Seven Towers residents have been working with two experts in health and housing, Professors David Ormandy and Geoff Green, who have previously worked with the Office of the Deputy Prime Minister in England to make housing policy more efficient and effective. Together, they have started to explore how the expenditure can address long standing problems and save the public purse from additional outlays in terms of both housing maintenance and healthcare provision. In a scoping document the residents and the experts submitted to the Northern Ireland Housing Executive and the Department for Social Development, evidence was requested about the ability of the current plans to address residents needs, whether international best practice was considered in the development of the proposal and whether the wider implications and savings to society were assessed as factors. The residents are currently analysing the NIHE’s response to the scoping document.

Budget Analysis

“Simple, clear and strong.” Ann Blyberg, Executive Director of the International Human Rights Internship Program (IHRIP) on the Seven Towers Budget Analysis Report

On 12 May 2011, Seven Towers residents publically released the findings of an official report, retrieved through a Freedom of Information request, which raises serious questions about the effectiveness of a proposed £7m scheme to erect a PVC rain screen around the high rise blocks. On the same day, residents met with housing and health experts Prof. David Ormandy and Prof. Geoff Green to discuss proposals on how to regenerate the Towers in a manner which addresses residents’ long standing housing problems.

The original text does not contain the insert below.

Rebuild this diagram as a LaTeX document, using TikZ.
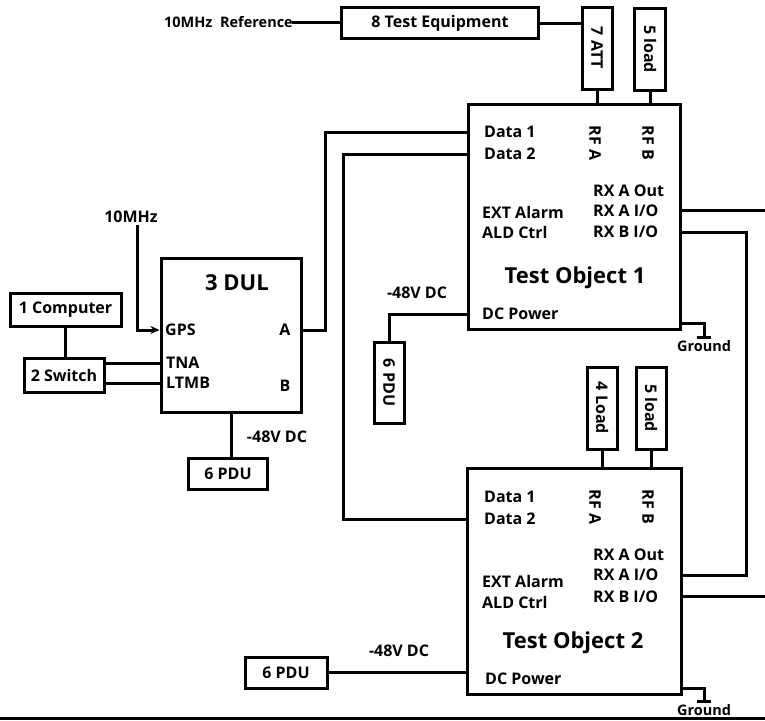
\documentclass[tikz,border=0pt]{standalone}
\usepackage{fontspec}
\setmainfont{Open Sans}
\usepackage{tikz}
\usetikzlibrary{arrows.meta,positioning,calc}
\tikzset{
  box/.style={rectangle, draw, line width=3pt, fill=white, inner sep=0pt,
              align=center, font=\bfseries\fontsize{16}{18}\selectfont},
  lbl/.style={inner sep=0pt, font=\bfseries\fontsize{16}{18}\selectfont},
  port/.style={lbl, anchor=west},
  title/.style={inner sep=0pt, font=\bfseries\fontsize{22}{24}\selectfont},
  small/.style={inner sep=0pt, font=\bfseries\fontsize{14.5}{16}\selectfont},
  wire/.style={line width=3pt, line cap=rect},
  gnd/.style={line width=3pt},
}

\begin{document}
\begin{tikzpicture}
  \useasboundingbox (0,0) rectangle (765pt,-720pt);
  \begin{scope}[x=1pt,y=1pt]
  % equipment along the top
  \node[box, minimum width=197, minimum height=31] (teq) at (440,-23) {8 Test Equipment};
  \node[small, anchor=east] (ref) at (293,-22) {10MHz\ \ Reference};
  \node[box, minimum width=30, minimum height=82] (att) at (597,-48) {\rotatebox{-90}{7 ATT}};
  \node[box, minimum width=31, minimum height=82] (ldA) at (650,-49) {\rotatebox{-90}{5 load}};

  % test object 1
  \node[box, minimum width=212, minimum height=225] (to1) at (574,-216.5) {};
  \node[port] (t1d1) at (484,-132) {Data 1};
  \node[port] (t1d2) at (484,-154) {Data 2};
  \node[lbl] (t1rfa) at (595,-143) {\rotatebox{-90}{RF A}};
  \node[lbl] (t1rfb) at (648,-143) {\rotatebox{-90}{RF B}};
  \node[port] (t1rxo) at (593,-191) {RX A Out};
  \node[port] (t1rxa) at (593,-211) {RX A I/O};
  \node[port] (t1rxb) at (593,-232) {RX B I/O};
  \node[port] (t1ext) at (482,-212) {EXT Alarm};
  \node[port] (t1ald) at (482,-232) {ALD Ctrl};
  \node[title] (t1name) at (575,-278) {Test Object 1};
  \node[port] (t1dcp) at (482,-314) {DC Power};
  \node[lbl] (t1vdc) at (417,-293) {-48V DC};
  \node[box, minimum width=30, minimum height=81] (pduB) at (389,-382.5) {\rotatebox{-90}{6 PDU}};

  % test object 2
  \node[box, minimum width=30, minimum height=82] (ldL) at (602,-408) {\rotatebox{-90}{4 Load}};
  \node[box, minimum width=30, minimum height=82] (ldB) at (651,-408) {\rotatebox{-90}{5 load}};
  \node[box, minimum width=214, minimum height=226] (to2) at (574,-581) {};
  \node[port] (t2d1) at (484,-497) {Data 1};
  \node[port] (t2d2) at (484,-519) {Data 2};
  \node[lbl] (t2rfa) at (595,-507) {\rotatebox{-90}{RF A}};
  \node[lbl] (t2rfb) at (648,-507) {\rotatebox{-90}{RF B}};
  \node[port] (t2rxo) at (593,-555) {RX A Out};
  \node[port] (t2rxa) at (593,-575) {RX A I/O};
  \node[port] (t2rxb) at (593,-597) {RX B I/O};
  \node[port] (t2ext) at (482,-581) {EXT Alarm};
  \node[port] (t2ald) at (482,-602) {ALD Ctrl};
  \node[title] (t2name) at (573,-643) {Test Object 2};
  \node[port] (t2dcp) at (485,-679) {DC Power};
  \node[lbl] (t2vdc) at (399,-651) {-48V DC};
  \node[box, minimum width=82, minimum height=31] (pduC) at (286,-672.5) {6 PDU};

  % DUL side
  \node[box, minimum width=140, minimum height=154] (dul) at (231,-335) {};
  \node[title] (dulname) at (237,-283) {3 DUL};
  \node[port] (gps) at (165,-330) {GPS};
  \node[port] (tna) at (166,-363) {TNA};
  \node[port] (ltmb) at (166,-383) {LTMB};
  \node[lbl] (pa) at (285,-330) {A};
  \node[lbl] (pb) at (285,-386) {B};
  \node[lbl] (mhz) at (131,-217) {10MHz};
  \node[lbl] (dulvdc) at (277,-437) {-48V DC};
  \node[box, minimum width=111, minimum height=33] (comp) at (65.5,-309.5) {1 Computer};
  \node[box, minimum width=80, minimum height=34] (sw) at (64,-375) {2 Switch};
  \node[box, minimum width=79, minimum height=31] (pduA) at (228,-473.5) {6 PDU};

  \coordinate (ex1) at (765,-210);
  \coordinate (ex2) at (765,-596);
  \coordinate (g1) at (704,-337);
  \coordinate (g2) at (704,-701);

  \draw[wire] (ref.east) -- (ref.east -| teq.west);
  \draw[wire] (teq.east) -- (teq.east -| att.west);
  \draw[wire] (att.south) -- (att.south |- to1.north);
  \draw[wire] (ldA.south) -- (ldA.south |- to1.north);
  \draw[wire] (ldL.south) -- (ldL.south |- to2.north);
  \draw[wire] (ldB.south) -- (ldB.south |- to2.north);
  \draw[wire] (dul.east |- pa) -- ++(23,0) |- (to1.west |- t1d1);
  \draw[wire] (to1.west |- t1d2) -- ++(-123,0) |- (to2.west |- t2d2);
  \draw[wire] (to1.east |- ex1) -- (ex1);
  \draw[wire] (to1.east |- t1rxb) -- ++(65,0) |- (to2.east |- t2rxa);
  \draw[wire] (to2.east |- ex2) -- (ex2);
  \draw[wire] (to1.west |- t1dcp) -| (pduB.north);
  \draw[wire] (pduC.east) -- (pduC.east -| to2.west);
  \draw[wire] (dul.south) -- (dul.south |- pduA.north);
  \draw[wire] (comp.south) -- (comp.south |- sw.north);
  \draw[wire] (sw.east |- tna) -- (dul.west |- tna);
  \draw[wire] (sw.east |- ltmb) -- (dul.west |- ltmb);
  \draw[wire, line cap=butt, -{Stealth[length=9pt,width=8pt]}] ($(mhz.south)+(6,-2)$) |- (dul.west |- gps);

  \draw[gnd] (to1.east |- 0,-323) -| (g1);
  \draw[gnd] ($(g1)+(-7,0)$) -- ($(g1)+(7,0)$);
  \node[small, below=3pt of g1] (gl1) {Ground};
  \draw[gnd] (to2.east |- 0,-688) -| (g2);
  \draw[gnd] ($(g2)+(-7,0)$) -- ($(g2)+(7,0)$);
  \node[small, below=3pt of g2] (gl2) {Ground};

  \draw[line width=3pt] (0,-718) -- (765,-718);
  \end{scope}
\end{tikzpicture}
\end{document}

The Northern Ireland Housing Executive has responded by saying they will be re-tendering the proposed £7m scheme.

The Seven Towers Residents Group Goes from Strength to Strength

Proposed £7m PVC Cladding

Highlighting the exclusion of residents from the decision to ‘clad’ the Seven Towers in PVC, in December 2010 the residents’ group, accompanied by Santa Claus, presented 115 signed post-cards for Minister for Social Development to officers from the Northern Ireland Housing Executive. The residents were asking the Minister to ‘halt’ the proposal until a way forward which was capable of progressing their housing rights was developed with resident participation. The residents’ action received coverage on BBC Radio’s Good Morning Ulster programme. The group continue to use Freedom of Information requests to retrieve important information on the proposed PVC cladding proposal which the Department for Social Development and the Northern Ireland Housing Executive have failed to willingly provide.